The political agent responsible for both

party operations was Nelson Artola, an Ortega

confidant whose official title is president

of the Emergency Social Investment Fund

(FISE), the government’s main poverty-relief

organization.

Upon securing Somoza’s ouster in Ciudad

Sandino and Mejía’s defection in Granada,

Artola last week boasted that six mayors and

56 city councilmen have recently switched

parties and “embraced” Ortega’s Sandinista

National Liberation Front.

Considering municipal authorities have

been in office for less than a year and a half,

the Sandinistas’ 62-member pickup shows

just how busy Artola has been doing jobs

unrelated to development work.

 

The Courting of Granada

 

After meeting with Artola last week, Granada’s mayor apparently decided the grass is greener on the other side of the political fence. In a small event covered by Sandinista press, Mejía pledged his support to Ortega and posed for a photograph with Artola flashing the Sandinistas’ two-fingered campaign sign.

The opposition Liberal Constitutional Party (PLC), which carried Mejía as its candidate in 2008, responded to the mayor’s defection with outrage.

“(The PLC) laments the lack of ideological principles, morals and ethics of Granada’s mayor, who has joined the dictator Daniel Ortega,” reads a party release.

In an interview with Sandinista television, Mejía essentially admitted that his decision was based on economics and need, rather than political conviction.

“What I am doing as mayor is simply asking for the support of the government of Nicaragua,” Mejía said. “As the mayor of Granada, I am working for the municipality and looking for funds and resources for projects. And I have to ask whoever has the money, and that’s the central government.”

Mejía said he didn’t think the arrangement he was making with the Sandinistas was conditional.

The mayor told The Nica Times this week in an email from Germany that he “never spoke of a political alliance” with the Sandinista Front. He insists: “I am and will continue to be a Conservative. I am the same.”

 

Confusing State and Party

 

For political analyst Carlos Tünnermann of the civic group Movement for Nicaragua, the situation in Granada offers another clear example of the Ortega government’s confusion between party and state. Instead of FISE acting like a proper state agency concerned with development issues, it is being run as if it were party institution that rewards loyalty and punishes dissidence, Tünnermann said.

The analyst said the Sandinistas are using government institutions to “blackmail and bribe” the opposition into joining their party.
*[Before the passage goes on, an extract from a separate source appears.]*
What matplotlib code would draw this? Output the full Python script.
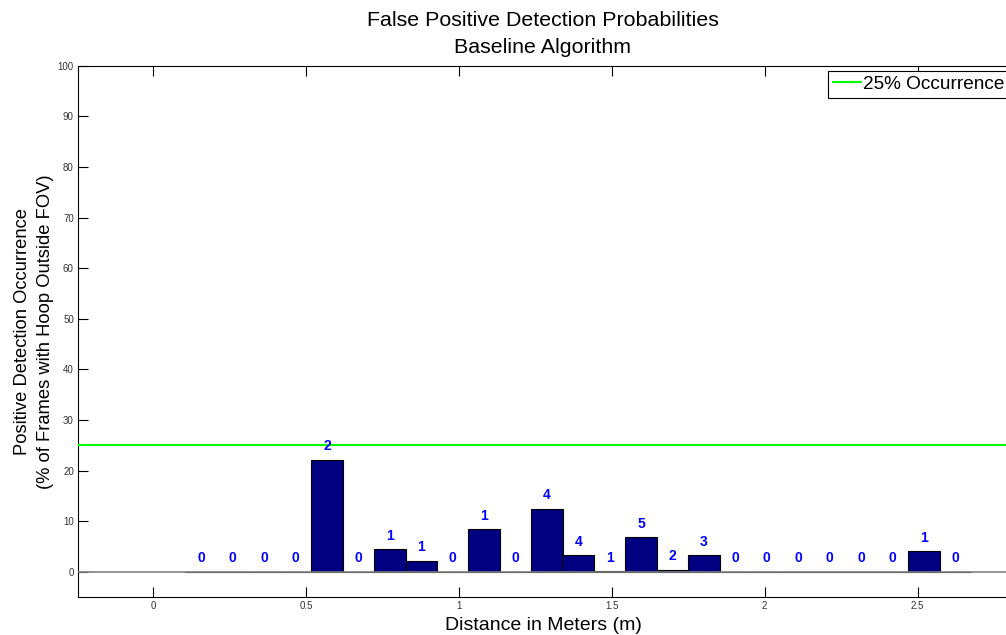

He warns those who take the carrot that are playing a “very risky game” because “nothing is free in politics.”

Tünnermann said those who play the Sandinistas’ game could soon find themselves being used as pawns in Ortega’s “agenda to continue in power.”

Congressman Wilfredo Navarro, vice president of the PLC, told The Nica Times this week that FISE has become “a specialist in blackmail.” He said PLC mayors and city council representatives from around the country have complained that the Sandinistas are using government funds to try to buy and recruit loyalties in municipalities controlled by the opposition.

“Daniel Ortega is trying to consolidate a single party system and eliminate all dissidence,” Navarro said. “This is not a government of Nicaragua; it’s a government of the Sandinistas.”

Navarro said that the PLC is trying to secure outside funding for its mayors to make them less susceptible to the Sandinistas’ deep pockets.

Several critics have lamented that the Sandinistas’ government-funded recruitment of opposition mayors only adds insult to injury after the contested 2008 municipal elections, which were widely considered to be in violation of citizens’ democratic right to elect their leaders.

But what’s happening now shouldn’t be considered a continuation of electoral fraud, according to Roberto Courtney, of electoral watchdog group Ethics and Transparency.

“It’s a different situation now; mayors need money to do things,” Courtney said. “And mayors who made promises to get elected, can’t do what they promised without the Sandinistas.” What’s happening might not be pretty, he said, but “It’s just democracy, with all its deficiencies.”